> Given problem:
Below is a listing; write it out exactly and drop any images from it.

> Data segment:
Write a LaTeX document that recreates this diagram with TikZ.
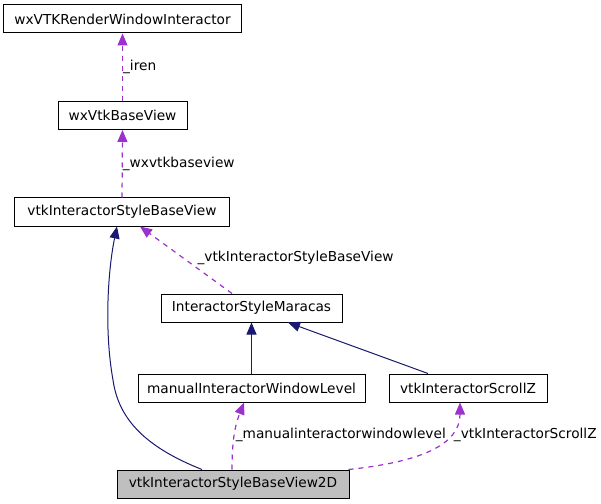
\documentclass[tikz,border=0pt]{standalone}
\usepackage{fontspec}
\setmainfont{DejaVu Sans}
\usetikzlibrary{arrows.meta}
\definecolor{usecol}{HTML}{9A32CD}
\definecolor{inhcol}{HTML}{191970}
\definecolor{curcol}{HTML}{BFBFBF}

\begin{document}
\begin{tikzpicture}[x=1bp, y=-1bp,
   txt/.style={font=\fontsize{13.7bp}{16bp}\selectfont},
   cls/.style={txt, draw, line width=1bp, minimum height=28bp, inner sep=0pt},
   lbl/.style={txt, text=black, anchor=west, inner sep=0pt},
   uses/.style={usecol, dash pattern=on 5bp off 5bp, line width=1.2bp,
                -{Triangle[length=12bp, width=10bp]}},
   inh/.style={inhcol, line width=1bp, -{Triangle[length=12bp, width=10bp]}}]
 \useasboundingbox (0,0) rectangle (601,504);
 % classes
 \node (rwi) [cls, minimum width=237bp] at (122.5,19) {wxVTKRenderWindowInteractor};
 \node (wbv) [cls, minimum width=129bp] at (122.5,115.5) {wxVtkBaseView};
 \node (isbv) [cls, minimum width=214bp] at (122,212) {vtkInteractorStyleBaseView};
 \node (mar) [cls, minimum width=181bp] at (251.5,308) {InteractorStyleMaracas};
 \node (miwl) [cls, minimum width=227bp] at (251.5,388) {manualInteractorWindowLevel};
 \node (isz) [cls, minimum width=158bp] at (468,388) {vtkInteractorScrollZ};
 \node (bv2d) [cls, fill=curcol, minimum width=232bp] at (233,484) {vtkInteractorStyleBaseView2D};
 % inheritance
 \draw[inh] (miwl.north) -- (mar.south);
 \draw[inh] ([xshift=-40bp]isz.north) -- ([xshift=36.5bp]mar.south);
 \draw[inh] ([xshift=-31bp]bv2d.north) .. controls (140,445) and (118,415) .. (113,380)
    .. controls (104,330) and (108,270) .. ([xshift=-5bp]isbv.south);
 % members
 \draw[uses] (wbv.north) -- (rwi.south) node[lbl, pos=.5] {\_iren};
 \draw[uses] (isbv.north) -- (wbv.south) node[lbl, pos=.5] {\_wxvtkbaseview};
 \draw[uses] ([xshift=-19.5bp]mar.north) -- ([xshift=18bp]isbv.south)
    node[lbl, pos=.5, xshift=11bp, yshift=2bp] {\_vtkInteractorStyleBaseView};
 \draw[uses] ([xshift=-1bp]bv2d.north) .. controls (232,445) and (234,428) .. ([xshift=-7.5bp]miwl.south)
    node[lbl, pos=.5, xshift=1bp, yshift=1bp] {\_manualinteractorwindowlevel};
 \draw[uses] ([xshift=-1bp]bv2d.north east) .. controls (420,462) and (460,445) .. ([xshift=-8bp]isz.south)
    node[lbl, pos=.6, xshift=12bp, yshift=7bp] {\_vtkInteractorScrollZ};
\end{tikzpicture}
\end{document}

> Exercise output:
Write a LaTeX document that recreates this diagram with TikZ.
\documentclass[tikz,border=0pt]{standalone}
\usepackage{fontspec}
\setmainfont{DejaVu Sans}
\usetikzlibrary{arrows.meta}
\definecolor{usecol}{HTML}{9A32CD}
\definecolor{inhcol}{HTML}{191970}
\definecolor{curcol}{HTML}{BFBFBF}

\begin{document}
\begin{tikzpicture}[x=1bp, y=-1bp,
   txt/.style={font=\fontsize{13.7bp}{16bp}\selectfont},
   cls/.style={txt, draw, line width=1bp, minimum height=28bp, inner sep=0pt},
   lbl/.style={txt, text=black, anchor=west, inner sep=0pt},
   uses/.style={usecol, dash pattern=on 5bp off 5bp, line width=1.2bp,
                -{Triangle[length=12bp, width=10bp]}},
   inh/.style={inhcol, line width=1bp, -{Triangle[length=12bp, width=10bp]}}]
 \useasboundingbox (0,0) rectangle (601,504);
 % classes
 \node (rwi) [cls, minimum width=237bp] at (122.5,19) {wxVTKRenderWindowInteractor};
 \node (wbv) [cls, minimum width=129bp] at (122.5,115.5) {wxVtkBaseView};
 \node (isbv) [cls, minimum width=214bp] at (122,212) {vtkInteractorStyleBaseView};
 \node (mar) [cls, minimum width=181bp] at (251.5,308) {InteractorStyleMaracas};
 \node (miwl) [cls, minimum width=227bp] at (251.5,388) {manualInteractorWindowLevel};
 \node (isz) [cls, minimum width=158bp] at (468,388) {vtkInteractorScrollZ};
 \node (bv2d) [cls, fill=curcol, minimum width=232bp] at (233,484) {vtkInteractorStyleBaseView2D};
 % inheritance
 \draw[inh] (miwl.north) -- (mar.south);
 \draw[inh] ([xshift=-40bp]isz.north) -- ([xshift=36.5bp]mar.south);
 \draw[inh] ([xshift=-31bp]bv2d.north) .. controls (140,445) and (118,415) .. (113,380)
    .. controls (104,330) and (108,270) .. ([xshift=-5bp]isbv.south);
 % members
 \draw[uses] (wbv.north) -- (rwi.south) node[lbl, pos=.5] {\_iren};
 \draw[uses] (isbv.north) -- (wbv.south) node[lbl, pos=.5] {\_wxvtkbaseview};
 \draw[uses] ([xshift=-19.5bp]mar.north) -- ([xshift=18bp]isbv.south)
    node[lbl, pos=.5, xshift=11bp, yshift=2bp] {\_vtkInteractorStyleBaseView};
 \draw[uses] ([xshift=-1bp]bv2d.north) .. controls (232,445) and (234,428) .. ([xshift=-7.5bp]miwl.south)
    node[lbl, pos=.5, xshift=1bp, yshift=1bp] {\_manualinteractorwindowlevel};
 \draw[uses] ([xshift=-1bp]bv2d.north east) .. controls (420,462) and (460,445) .. ([xshift=-8bp]isz.south)
    node[lbl, pos=.6, xshift=12bp, yshift=7bp] {\_vtkInteractorScrollZ};
\end{tikzpicture}
\end{document}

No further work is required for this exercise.